Le clou du spectacle de cette galerie rupestre à ciel ouvert, située à 3 150 mètres d’altitude, dans le nord du pays, est l’Alero Taira, site qui abrite une série de dessins de lamas. Cet animal, présent dans toute la région andine, fut durant des millénaires la principale source de richesse pour les habitants du désert le plus aride de la planète. Il était aussi sacrifié lors des différents rituels de la zone, notamment ceux en hommage à la Pacha Mama, la terre nourricière sacrée pour les Indiens.
Si 90 % des peintures, aux tons jaune ocre, blanc et rouge représentent des lamas – grands, petits en train de téter, en mouvement avec un sens de la perspective – les dessins reflètent aussi la diversité du désert, avec des renards, des autruches, des chiens, des perdrix ou des serpents.
Les quelques figures humaines représentées sont petites, comme si ces hommes, «cherchaient à passer inaperçus face à la grandeur de ces animaux si importants pour leur économie», décrypte l’archéologue José Berenguer, qui étudie depuis 35 ans ce site, qu’il estime être «le plus complexe d’Amérique du sud».
«Testament des grands-parents»
Découvertes en 1944 par l’archéologue suédois Stig Ryden, ces peintures ont entre 2 400 et 2 800 ans d’ancienneté. Mais Taira est avant tout une «célébration de la vie, un rituel de bergers voué à accroître leur cheptel dans un dialogue respectueux avec les divinités qui gouvernent le ciel et la terre», ajoute José Berenguer.
Il s’agit aussi d’un «testament des grands-parents», qui ne savaient ni lire ni écrire, souligne Rumualda Galleguillos, une des quelques indigènes qui vivent encore de l’élevage des lamas, comme ses ancêtres. La communauté indigène de Taira souhaite faire de ce site une destination touristique durable et régulée.

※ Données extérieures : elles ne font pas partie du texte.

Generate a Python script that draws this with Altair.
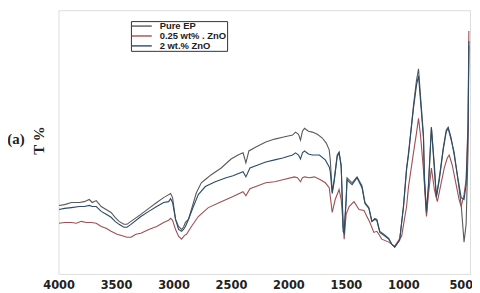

«Personne ne peut comprendre ce qui a été fait il y a 18 000 ans car ces peuples ont disparu. Ici, il est possible d’en saisir le sens car nous avons l’ethnographie et il y existe encore des personnes qui utilisent pratiquement les mêmes techniques que par le passé», assure José Berenguer, également conservateur du musée d’Art précolombien de Santiago.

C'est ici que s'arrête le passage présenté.